А теперь зададимся вопросом: была ли когда-либо в прошлом эпоха, когда люди и впрямь «истинно верили»? Как продемонстрировал Роберт Пфаллер в своей работе «Иллюзии других»7, непосредственная вера в истину, которая субъективно полностью присвоена («На том стою!»), — это современный феномен, контрастирующий с традиционными опосредованными (betiefstkmugh-distance) верованиями подобно хорошим манерам или ритуалам. Досовременные общества верили не непосредственно, а находясь на расстоянии (through distance), и в этом заключается ошибка, к примеру, просвещенческой критики «примитивных» мифов — критики сначала принимали за буквальную, непосредственную веру то, что племя произошло от рыбы или птицы, а потом отвергали это как глупость, «фетишизм», наивность. Таким образом они навязывали свои собственные представления о вере «примитивизированному» Другом). (Разве не в этом заключается парадокс «Века невинности» Эдит Уортон?

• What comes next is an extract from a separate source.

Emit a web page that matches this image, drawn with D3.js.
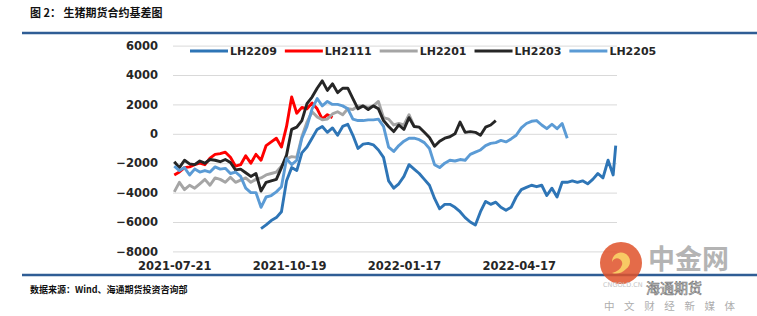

Жена Ньюланда не верила наивной («невинной») верой в верность своего мужа — она прекрасно знала о его страстной любви к графине Оленской, но она вежливо игнорировала этот факт и инсценировала свою веру в его верность…) Пфаллер прав, подчеркивая, что сегодня мы верим еще сильнее, чем когда-либо: самый скептический подход, подход деконструктивистский, опирается на фигуру Другого, который «истинно верит»; постмодернистская потребность в постоянном использовании средств иронического дистанцирования (кавычки и т. п.) выдает глубинный страх, что без этих средств вера будет откровенной и непосредственной, как будто в случае, когда я мог бы сказать: «Я тебя люблю» вместо ироничного «Как выразился бы поэт, я тебя люблю», — это высказывание означало бы непосредственную веру в то, что я тебя люблю, то есть как если бы в откровенном высказывании: «Я тебя люблю» уже не присутствовало никакой дистанции…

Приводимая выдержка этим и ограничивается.